MOSCOW, Oct 12 (Reuters) - Russia and the United States failed to make any major progress on Tuesday in resolving a row over the size and functioning of their embassies and there is a risk that relations could worsen further, Russia's Deputy Foreign Minister Sergei Ryabkov said.

With ties already at post-Cold War lows, the two countries are in a dispute over the number of diplomats they can post to each other's capitals, though Moscow said it was willing to lift restrictions imposed in recent years.

"I cannot say that we have achieved great progress," Interfax news agency quoted Ryabkov as saying after talks in Moscow with U.S. Under Secretary of State Victoria Nuland. "There is a risk of a further sharpening of tensions."

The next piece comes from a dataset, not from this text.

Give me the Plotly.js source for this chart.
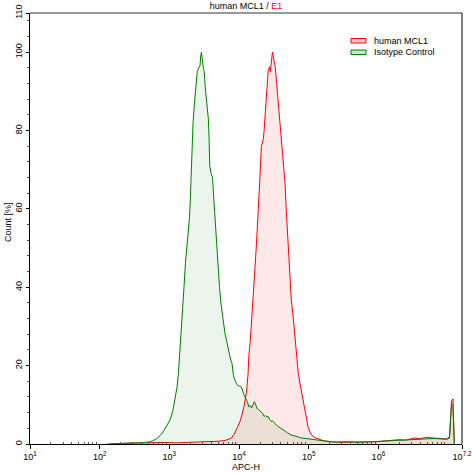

Nuland's meetings with Russian officials have been "useful," U.S. State Department spokesperson Ned Price said at a briefing for reporters, adding that U.S. stance on the staffing of U.S. missions in Russia remained "firm."

"We expect parity on staffing numbers and we expect visa reciprocity. There must be fairness, there must be flexibility on the Russian side, if we are to achieve an equitable agreement and that's precisely what we are after," he said.

He said there will be another round of talks at a lower level and that Washington hoped to find a resolution to the ongoing dispute. "We need an adequately staffed embassy in Moscow," he said.

Last week the Russian foreign ministry said a U.S. congressional proposal to expel 300 Russian diplomats from the United States would lead to the closure of U.S. diplomatic facilities in Russia, if implemented.

U.S. senators urged President Joe Biden to remove the Russian diplomats because they said Russian curbs on the hiring and contracting of U.S. Embassy staff had left the United States with only about 100 diplomats in Russia compared with 400 Russians in the United States.